#### [SOURCE RECORDS]
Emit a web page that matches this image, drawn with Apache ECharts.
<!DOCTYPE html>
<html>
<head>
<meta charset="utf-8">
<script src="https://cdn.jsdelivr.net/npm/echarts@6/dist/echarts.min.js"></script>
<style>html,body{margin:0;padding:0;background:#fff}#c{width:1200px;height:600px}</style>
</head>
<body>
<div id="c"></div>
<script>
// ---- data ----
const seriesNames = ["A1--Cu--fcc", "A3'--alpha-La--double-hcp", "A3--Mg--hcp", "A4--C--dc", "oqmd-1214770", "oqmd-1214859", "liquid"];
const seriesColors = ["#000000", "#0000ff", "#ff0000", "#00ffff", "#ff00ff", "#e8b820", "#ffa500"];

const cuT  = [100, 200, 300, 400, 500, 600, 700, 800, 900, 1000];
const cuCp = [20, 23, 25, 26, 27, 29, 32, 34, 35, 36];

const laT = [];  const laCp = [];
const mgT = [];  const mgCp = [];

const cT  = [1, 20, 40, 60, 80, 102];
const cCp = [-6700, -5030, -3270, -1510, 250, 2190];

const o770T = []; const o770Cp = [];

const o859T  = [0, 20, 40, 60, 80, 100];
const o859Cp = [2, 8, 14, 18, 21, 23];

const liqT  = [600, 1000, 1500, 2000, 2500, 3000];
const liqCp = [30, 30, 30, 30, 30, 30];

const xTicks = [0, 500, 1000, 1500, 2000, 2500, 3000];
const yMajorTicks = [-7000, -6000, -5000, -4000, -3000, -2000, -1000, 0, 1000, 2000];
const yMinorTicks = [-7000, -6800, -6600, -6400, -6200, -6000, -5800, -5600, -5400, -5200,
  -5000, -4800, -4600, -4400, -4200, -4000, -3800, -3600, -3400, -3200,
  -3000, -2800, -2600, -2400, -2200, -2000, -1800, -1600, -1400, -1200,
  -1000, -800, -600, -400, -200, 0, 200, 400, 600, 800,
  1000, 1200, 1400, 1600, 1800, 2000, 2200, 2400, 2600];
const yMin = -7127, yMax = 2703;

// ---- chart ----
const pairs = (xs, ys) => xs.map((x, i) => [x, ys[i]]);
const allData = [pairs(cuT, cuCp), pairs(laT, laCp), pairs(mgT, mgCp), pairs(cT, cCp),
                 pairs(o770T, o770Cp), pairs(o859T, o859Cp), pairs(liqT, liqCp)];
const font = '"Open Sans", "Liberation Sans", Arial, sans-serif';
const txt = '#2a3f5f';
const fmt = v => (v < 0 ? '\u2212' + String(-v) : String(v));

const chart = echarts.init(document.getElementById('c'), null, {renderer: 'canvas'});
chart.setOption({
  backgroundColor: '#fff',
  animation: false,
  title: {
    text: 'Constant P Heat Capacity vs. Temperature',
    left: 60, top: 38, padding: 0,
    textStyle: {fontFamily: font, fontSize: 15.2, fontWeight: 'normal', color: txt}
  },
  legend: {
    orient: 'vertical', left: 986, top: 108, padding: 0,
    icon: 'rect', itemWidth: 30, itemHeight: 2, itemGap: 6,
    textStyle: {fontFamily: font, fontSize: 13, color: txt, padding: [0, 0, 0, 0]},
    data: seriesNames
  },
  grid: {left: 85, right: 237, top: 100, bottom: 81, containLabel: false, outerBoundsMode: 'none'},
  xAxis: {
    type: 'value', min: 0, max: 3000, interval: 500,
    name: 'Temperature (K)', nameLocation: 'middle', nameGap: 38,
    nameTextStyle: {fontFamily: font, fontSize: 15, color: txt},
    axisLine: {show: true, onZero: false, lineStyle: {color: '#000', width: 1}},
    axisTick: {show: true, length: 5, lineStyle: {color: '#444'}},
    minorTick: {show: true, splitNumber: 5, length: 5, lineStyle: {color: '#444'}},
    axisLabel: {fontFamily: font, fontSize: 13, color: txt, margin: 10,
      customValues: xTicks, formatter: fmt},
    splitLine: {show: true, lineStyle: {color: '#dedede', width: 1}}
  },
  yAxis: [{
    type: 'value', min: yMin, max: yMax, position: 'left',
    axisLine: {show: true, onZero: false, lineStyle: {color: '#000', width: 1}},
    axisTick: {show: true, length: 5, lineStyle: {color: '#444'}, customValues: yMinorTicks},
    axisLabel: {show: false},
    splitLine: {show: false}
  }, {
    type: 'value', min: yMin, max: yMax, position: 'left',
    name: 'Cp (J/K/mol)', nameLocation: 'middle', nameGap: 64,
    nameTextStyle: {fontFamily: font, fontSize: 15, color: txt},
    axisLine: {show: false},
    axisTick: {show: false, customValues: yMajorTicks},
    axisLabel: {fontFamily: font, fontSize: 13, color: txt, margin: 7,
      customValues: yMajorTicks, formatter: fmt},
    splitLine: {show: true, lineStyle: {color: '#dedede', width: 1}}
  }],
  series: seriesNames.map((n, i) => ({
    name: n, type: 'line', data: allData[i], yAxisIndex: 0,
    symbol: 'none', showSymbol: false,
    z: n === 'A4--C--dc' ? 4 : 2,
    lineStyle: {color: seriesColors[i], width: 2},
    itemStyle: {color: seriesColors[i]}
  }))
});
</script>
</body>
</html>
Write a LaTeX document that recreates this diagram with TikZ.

#### [DIRECTION]
Pull out each record as written and restate it exactly.

#### [CORRECT RESPONSE]
Emit a web page that matches this image, drawn with Apache ECharts.
<!DOCTYPE html>
<html>
<head>
<meta charset="utf-8">
<script src="https://cdn.jsdelivr.net/npm/echarts@6/dist/echarts.min.js"></script>
<style>html,body{margin:0;padding:0;background:#fff}#c{width:1200px;height:600px}</style>
</head>
<body>
<div id="c"></div>
<script>
// ---- data ----
const seriesNames = ["A1--Cu--fcc", "A3'--alpha-La--double-hcp", "A3--Mg--hcp", "A4--C--dc", "oqmd-1214770", "oqmd-1214859", "liquid"];
const seriesColors = ["#000000", "#0000ff", "#ff0000", "#00ffff", "#ff00ff", "#e8b820", "#ffa500"];

const cuT  = [100, 200, 300, 400, 500, 600, 700, 800, 900, 1000];
const cuCp = [20, 23, 25, 26, 27, 29, 32, 34, 35, 36];

const laT = [];  const laCp = [];
const mgT = [];  const mgCp = [];

const cT  = [1, 20, 40, 60, 80, 102];
const cCp = [-6700, -5030, -3270, -1510, 250, 2190];

const o770T = []; const o770Cp = [];

const o859T  = [0, 20, 40, 60, 80, 100];
const o859Cp = [2, 8, 14, 18, 21, 23];

const liqT  = [600, 1000, 1500, 2000, 2500, 3000];
const liqCp = [30, 30, 30, 30, 30, 30];

const xTicks = [0, 500, 1000, 1500, 2000, 2500, 3000];
const yMajorTicks = [-7000, -6000, -5000, -4000, -3000, -2000, -1000, 0, 1000, 2000];
const yMinorTicks = [-7000, -6800, -6600, -6400, -6200, -6000, -5800, -5600, -5400, -5200,
  -5000, -4800, -4600, -4400, -4200, -4000, -3800, -3600, -3400, -3200,
  -3000, -2800, -2600, -2400, -2200, -2000, -1800, -1600, -1400, -1200,
  -1000, -800, -600, -400, -200, 0, 200, 400, 600, 800,
  1000, 1200, 1400, 1600, 1800, 2000, 2200, 2400, 2600];
const yMin = -7127, yMax = 2703;

// ---- chart ----
const pairs = (xs, ys) => xs.map((x, i) => [x, ys[i]]);
const allData = [pairs(cuT, cuCp), pairs(laT, laCp), pairs(mgT, mgCp), pairs(cT, cCp),
                 pairs(o770T, o770Cp), pairs(o859T, o859Cp), pairs(liqT, liqCp)];
const font = '"Open Sans", "Liberation Sans", Arial, sans-serif';
const txt = '#2a3f5f';
const fmt = v => (v < 0 ? '\u2212' + String(-v) : String(v));

const chart = echarts.init(document.getElementById('c'), null, {renderer: 'canvas'});
chart.setOption({
  backgroundColor: '#fff',
  animation: false,
  title: {
    text: 'Constant P Heat Capacity vs. Temperature',
    left: 60, top: 38, padding: 0,
    textStyle: {fontFamily: font, fontSize: 15.2, fontWeight: 'normal', color: txt}
  },
  legend: {
    orient: 'vertical', left: 986, top: 108, padding: 0,
    icon: 'rect', itemWidth: 30, itemHeight: 2, itemGap: 6,
    textStyle: {fontFamily: font, fontSize: 13, color: txt, padding: [0, 0, 0, 0]},
    data: seriesNames
  },
  grid: {left: 85, right: 237, top: 100, bottom: 81, containLabel: false, outerBoundsMode: 'none'},
  xAxis: {
    type: 'value', min: 0, max: 3000, interval: 500,
    name: 'Temperature (K)', nameLocation: 'middle', nameGap: 38,
    nameTextStyle: {fontFamily: font, fontSize: 15, color: txt},
    axisLine: {show: true, onZero: false, lineStyle: {color: '#000', width: 1}},
    axisTick: {show: true, length: 5, lineStyle: {color: '#444'}},
    minorTick: {show: true, splitNumber: 5, length: 5, lineStyle: {color: '#444'}},
    axisLabel: {fontFamily: font, fontSize: 13, color: txt, margin: 10,
      customValues: xTicks, formatter: fmt},
    splitLine: {show: true, lineStyle: {color: '#dedede', width: 1}}
  },
  yAxis: [{
    type: 'value', min: yMin, max: yMax, position: 'left',
    axisLine: {show: true, onZero: false, lineStyle: {color: '#000', width: 1}},
    axisTick: {show: true, length: 5, lineStyle: {color: '#444'}, customValues: yMinorTicks},
    axisLabel: {show: false},
    splitLine: {show: false}
  }, {
    type: 'value', min: yMin, max: yMax, position: 'left',
    name: 'Cp (J/K/mol)', nameLocation: 'middle', nameGap: 64,
    nameTextStyle: {fontFamily: font, fontSize: 15, color: txt},
    axisLine: {show: false},
    axisTick: {show: false, customValues: yMajorTicks},
    axisLabel: {fontFamily: font, fontSize: 13, color: txt, margin: 7,
      customValues: yMajorTicks, formatter: fmt},
    splitLine: {show: true, lineStyle: {color: '#dedede', width: 1}}
  }],
  series: seriesNames.map((n, i) => ({
    name: n, type: 'line', data: allData[i], yAxisIndex: 0,
    symbol: 'none', showSymbol: false,
    z: n === 'A4--C--dc' ? 4 : 2,
    lineStyle: {color: seriesColors[i], width: 2},
    itemStyle: {color: seriesColors[i]}
  }))
});
</script>
</body>
</html>
Write a LaTeX document that recreates this diagram with TikZ.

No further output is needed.